» **Directions**
Write out the data below in full, unchanged, minus the images.

» **Provided material**
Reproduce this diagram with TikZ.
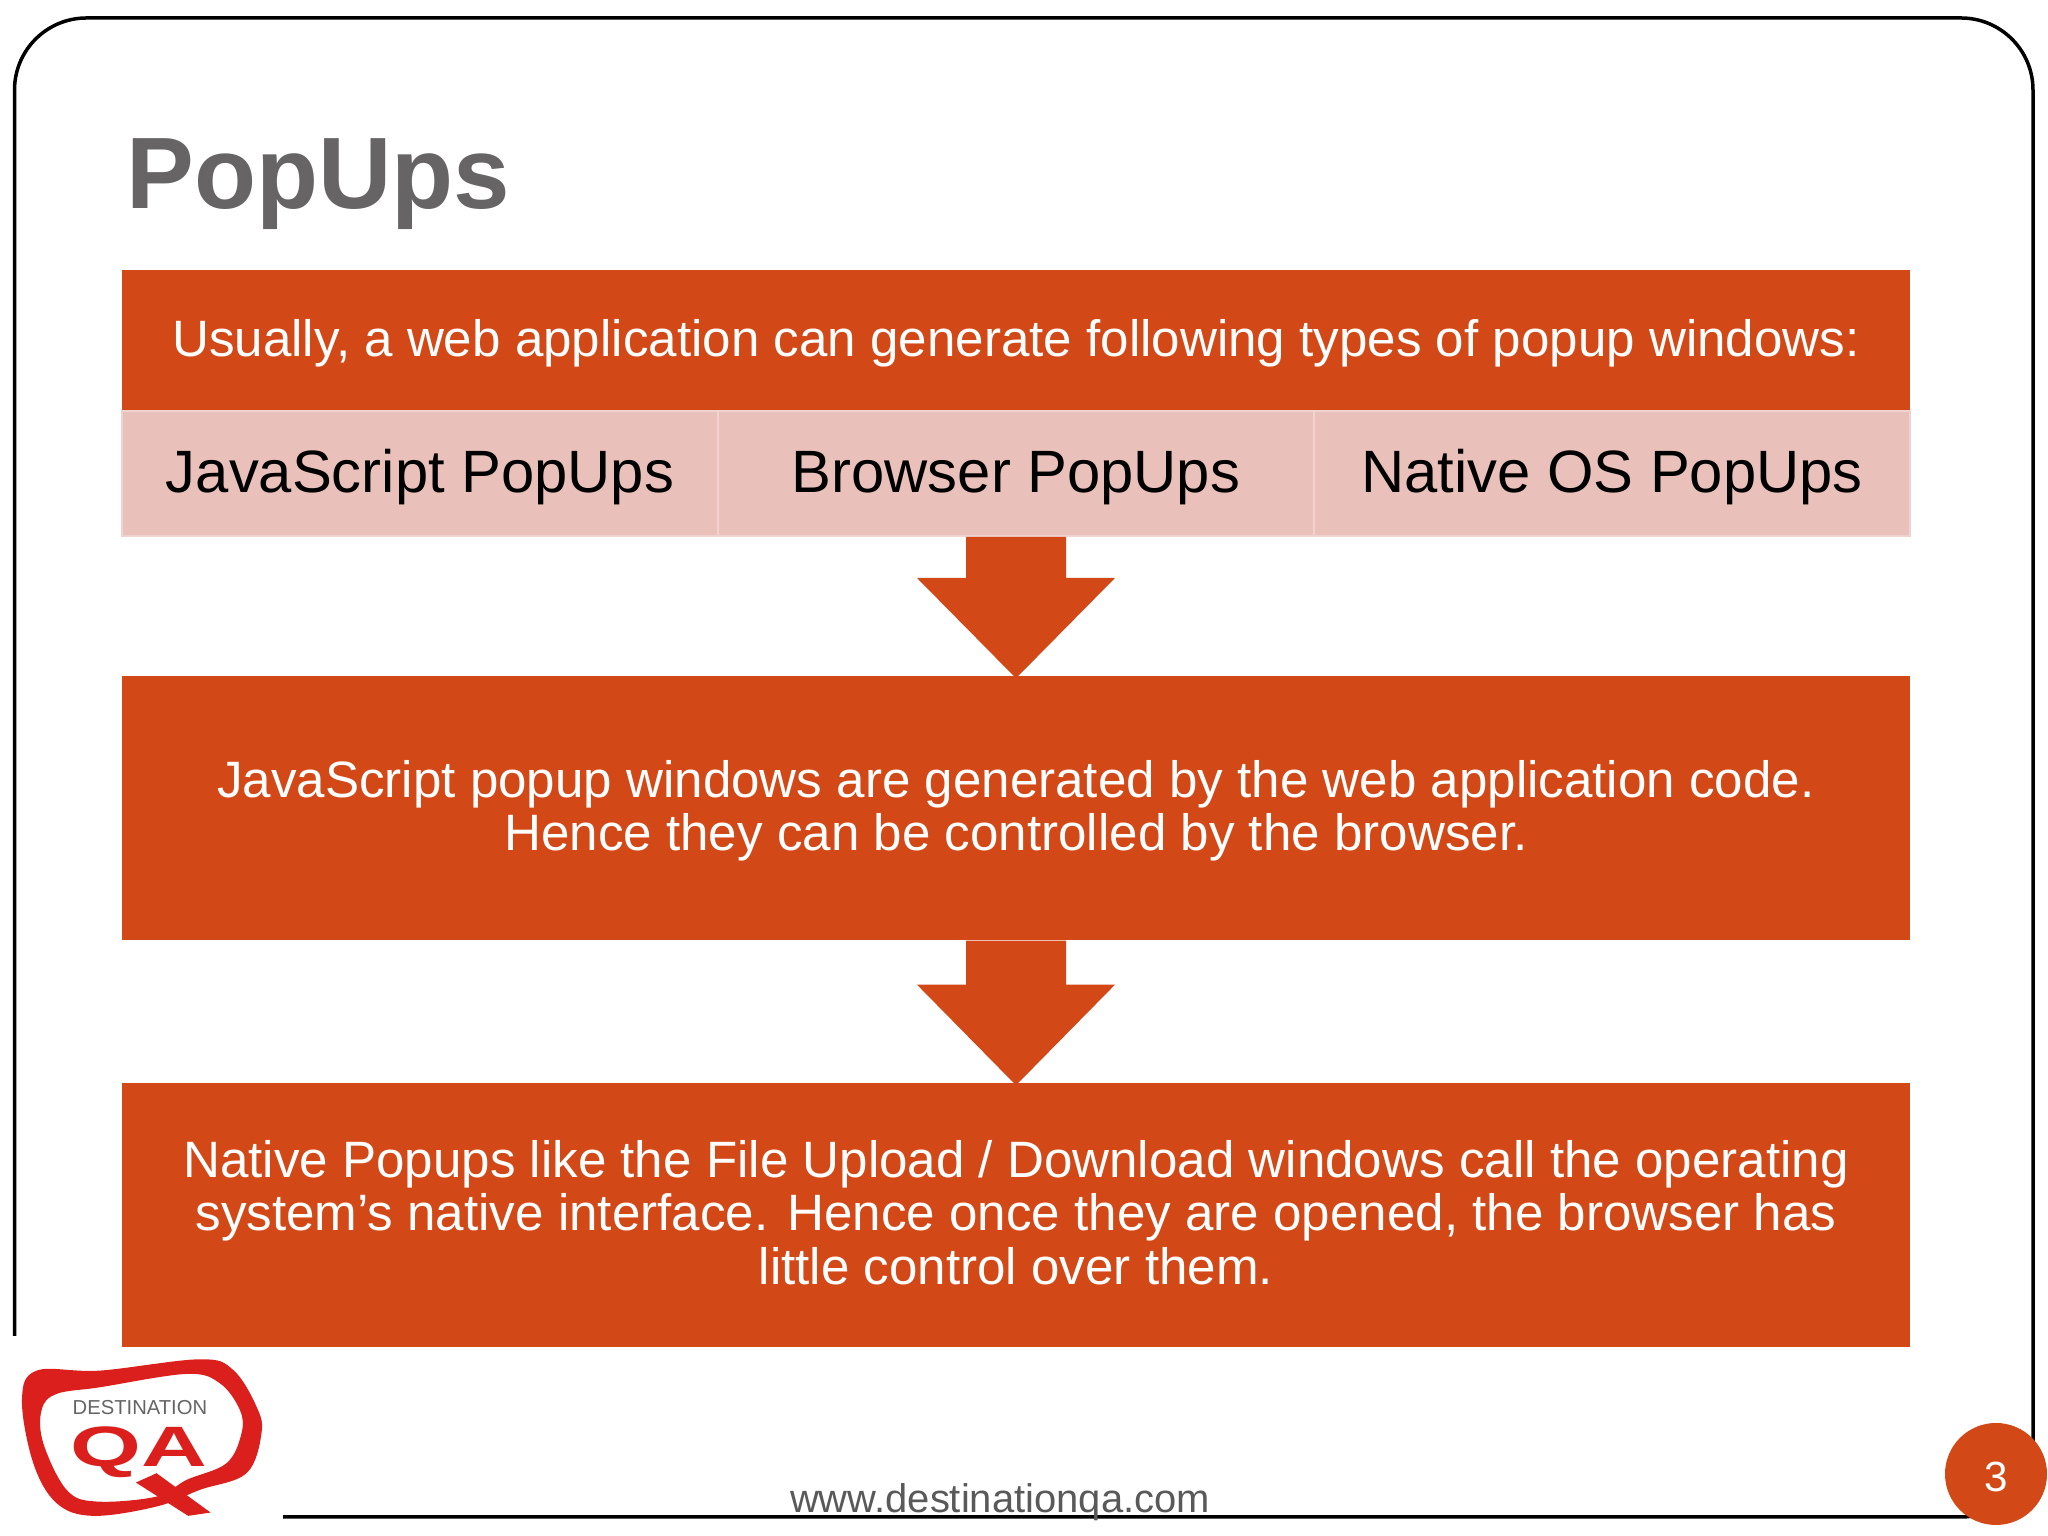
\documentclass[tikz,border=0pt]{standalone}
\usepackage{fontspec}
\setmainfont{Liberation Sans}
\usetikzlibrary{calc}
\definecolor{dqorange}{HTML}{D34817}
\definecolor{dqpale}{HTML}{E9C1BA}
\definecolor{dqedge}{HTML}{F0D3CE}
\definecolor{dqgrey}{HTML}{666464}
\definecolor{dqfoot}{HTML}{595959}
\definecolor{dqred}{HTML}{DB1F1C}
\tikzset{band/.style = {fill = dqorange, text = white, inner sep = 0, minimum width = 17.88cm,
                        align = center, font = \fontsize{14.55}{15.2}\selectfont}}
\tikzset{tab/.style = {fill = dqpale, draw = dqedge, line width = .02cm, inner sep = 0,
                       minimum width = 5.96cm, minimum height = 1.25cm, text height = .584cm, text depth = .2cm,
                       font = \fontsize{17}{20}\selectfont}}
\newcommand{\blockdown}[3]{\fill [dqorange] ($(#1.south) + (-.5, 0)$) -- ++(0, -#3) -- ++(-.49, 0)
  -- ($(#2.north) + (0, -.03)$) -- ($(#1.south) + (.99, -#3)$) -- ++(-.49, 0) -- ($(#1.south) + (.5, 0)$) -- cycle;}

\begin{document}
\begin{tikzpicture}
      \useasboundingbox (0, 0) rectangle (20.48, 15.36);
      \draw [line width = .035cm, rounded corners = .72cm] (.145, 2.00) -- (.145, 15.18) -- (20.33, 15.18)
        -- (20.33, .19) -- (2.83, .19);
      \node (title) at (1.26, 13.277) [anchor=base west, inner sep = 0, text = dqgrey, font = \fontsize{28.9}{31}\selectfont\bfseries] {PopUps};
      \node (intro) at (10.16, 11.955) [band, minimum height = 1.41cm] {\rule{0pt}{.427cm}Usually, a web application can generate following types of popup windows:};
      \node (jspop) at (4.20, 10.625) [tab] {JavaScript PopUps};
      \node (browserpop) at (10.16, 10.625) [tab] {Browser PopUps};
      \node (nativepop) at (16.12, 10.625) [tab] {Native OS PopUps};
      \node (jsnote) at (10.16, 7.28) [band, minimum height = 2.64cm] {\rule{0pt}{.427cm}JavaScript popup windows are generated by the web application code.\\Hence they can be controlled by the browser.};
      \node (nativenote) at (10.16, 3.21) [band, minimum height = 2.64cm] {Native Popups like the File Upload / Download windows call the operating\\system’s native interface. Hence once they are opened, the browser has\\\rule[-.052cm]{0pt}{0pt}little control over them.};
      \blockdown{browserpop}{jsnote}{.41}
      \blockdown{jsnote}{nativenote}{.44}
      \node (website) at (10.0, .235) [anchor=base, inner sep = 0, text = dqfoot, font = \fontsize{11.37}{13}\selectfont] {www.destinationqa.com};
      \node (pagenum) at (19.96, .62) [circle, fill = dqorange, text = white, inner sep = 0, minimum size = 1.02cm, font = \fontsize{12}{14}\selectfont] {\rule{0pt}{.36cm}3};
      \begin{scope}[shift = {(0, 2.36)}, x = .01cm / 3, y = .01cm / 3]
        \fill [dqred, even odd rule] plot [smooth cycle, tension = .6] coordinates {(66, -300) (110, -212) (300, -212) (600, -178) (700, -210) (770, -320) (785, -400) (740, -520) (600, -570) (470, -620) (280, -648) (170, -610) (100, -490)}
          plot [smooth cycle, tension = .6] coordinates {(125, -330) (170, -282) (300, -262) (560, -222) (660, -250) (720, -330) (725, -400) (680, -490) (560, -540) (470, -590) (290, -605) (200, -570) (130, -430)};
        \fill [dqred] (408, -548) -- (470, -520) -- (632, -638) -- (565, -648) -- cycle;
        \node (logoname) at (420, -345) [anchor=base, inner sep = 0, text = dqgrey, font = \fontsize{5.75}{7}\selectfont] {DESTINATION};
        \node (logoqa) at (418, -500) [anchor=base, inner sep = 0, text = dqred, xscale = 1.6, font = \fontsize{16.2}{18}\selectfont\bfseries] {QA};
      \end{scope}
    \end{tikzpicture}
\end{document}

» **Expected answer**
Reproduce this diagram with TikZ.
\documentclass[tikz,border=0pt]{standalone}
\usepackage{fontspec}
\setmainfont{Liberation Sans}
\usetikzlibrary{calc}
\definecolor{dqorange}{HTML}{D34817}
\definecolor{dqpale}{HTML}{E9C1BA}
\definecolor{dqedge}{HTML}{F0D3CE}
\definecolor{dqgrey}{HTML}{666464}
\definecolor{dqfoot}{HTML}{595959}
\definecolor{dqred}{HTML}{DB1F1C}
\tikzset{band/.style = {fill = dqorange, text = white, inner sep = 0, minimum width = 17.88cm,
                        align = center, font = \fontsize{14.55}{15.2}\selectfont}}
\tikzset{tab/.style = {fill = dqpale, draw = dqedge, line width = .02cm, inner sep = 0,
                       minimum width = 5.96cm, minimum height = 1.25cm, text height = .584cm, text depth = .2cm,
                       font = \fontsize{17}{20}\selectfont}}
\newcommand{\blockdown}[3]{\fill [dqorange] ($(#1.south) + (-.5, 0)$) -- ++(0, -#3) -- ++(-.49, 0)
  -- ($(#2.north) + (0, -.03)$) -- ($(#1.south) + (.99, -#3)$) -- ++(-.49, 0) -- ($(#1.south) + (.5, 0)$) -- cycle;}

\begin{document}
\begin{tikzpicture}
      \useasboundingbox (0, 0) rectangle (20.48, 15.36);
      \draw [line width = .035cm, rounded corners = .72cm] (.145, 2.00) -- (.145, 15.18) -- (20.33, 15.18)
        -- (20.33, .19) -- (2.83, .19);
      \node (title) at (1.26, 13.277) [anchor=base west, inner sep = 0, text = dqgrey, font = \fontsize{28.9}{31}\selectfont\bfseries] {PopUps};
      \node (intro) at (10.16, 11.955) [band, minimum height = 1.41cm] {\rule{0pt}{.427cm}Usually, a web application can generate following types of popup windows:};
      \node (jspop) at (4.20, 10.625) [tab] {JavaScript PopUps};
      \node (browserpop) at (10.16, 10.625) [tab] {Browser PopUps};
      \node (nativepop) at (16.12, 10.625) [tab] {Native OS PopUps};
      \node (jsnote) at (10.16, 7.28) [band, minimum height = 2.64cm] {\rule{0pt}{.427cm}JavaScript popup windows are generated by the web application code.\\Hence they can be controlled by the browser.};
      \node (nativenote) at (10.16, 3.21) [band, minimum height = 2.64cm] {Native Popups like the File Upload / Download windows call the operating\\system’s native interface. Hence once they are opened, the browser has\\\rule[-.052cm]{0pt}{0pt}little control over them.};
      \blockdown{browserpop}{jsnote}{.41}
      \blockdown{jsnote}{nativenote}{.44}
      \node (website) at (10.0, .235) [anchor=base, inner sep = 0, text = dqfoot, font = \fontsize{11.37}{13}\selectfont] {www.destinationqa.com};
      \node (pagenum) at (19.96, .62) [circle, fill = dqorange, text = white, inner sep = 0, minimum size = 1.02cm, font = \fontsize{12}{14}\selectfont] {\rule{0pt}{.36cm}3};
      \begin{scope}[shift = {(0, 2.36)}, x = .01cm / 3, y = .01cm / 3]
        \fill [dqred, even odd rule] plot [smooth cycle, tension = .6] coordinates {(66, -300) (110, -212) (300, -212) (600, -178) (700, -210) (770, -320) (785, -400) (740, -520) (600, -570) (470, -620) (280, -648) (170, -610) (100, -490)}
          plot [smooth cycle, tension = .6] coordinates {(125, -330) (170, -282) (300, -262) (560, -222) (660, -250) (720, -330) (725, -400) (680, -490) (560, -540) (470, -590) (290, -605) (200, -570) (130, -430)};
        \fill [dqred] (408, -548) -- (470, -520) -- (632, -638) -- (565, -648) -- cycle;
        \node (logoname) at (420, -345) [anchor=base, inner sep = 0, text = dqgrey, font = \fontsize{5.75}{7}\selectfont] {DESTINATION};
        \node (logoqa) at (418, -500) [anchor=base, inner sep = 0, text = dqred, xscale = 1.6, font = \fontsize{16.2}{18}\selectfont\bfseries] {QA};
      \end{scope}
    \end{tikzpicture}
\end{document}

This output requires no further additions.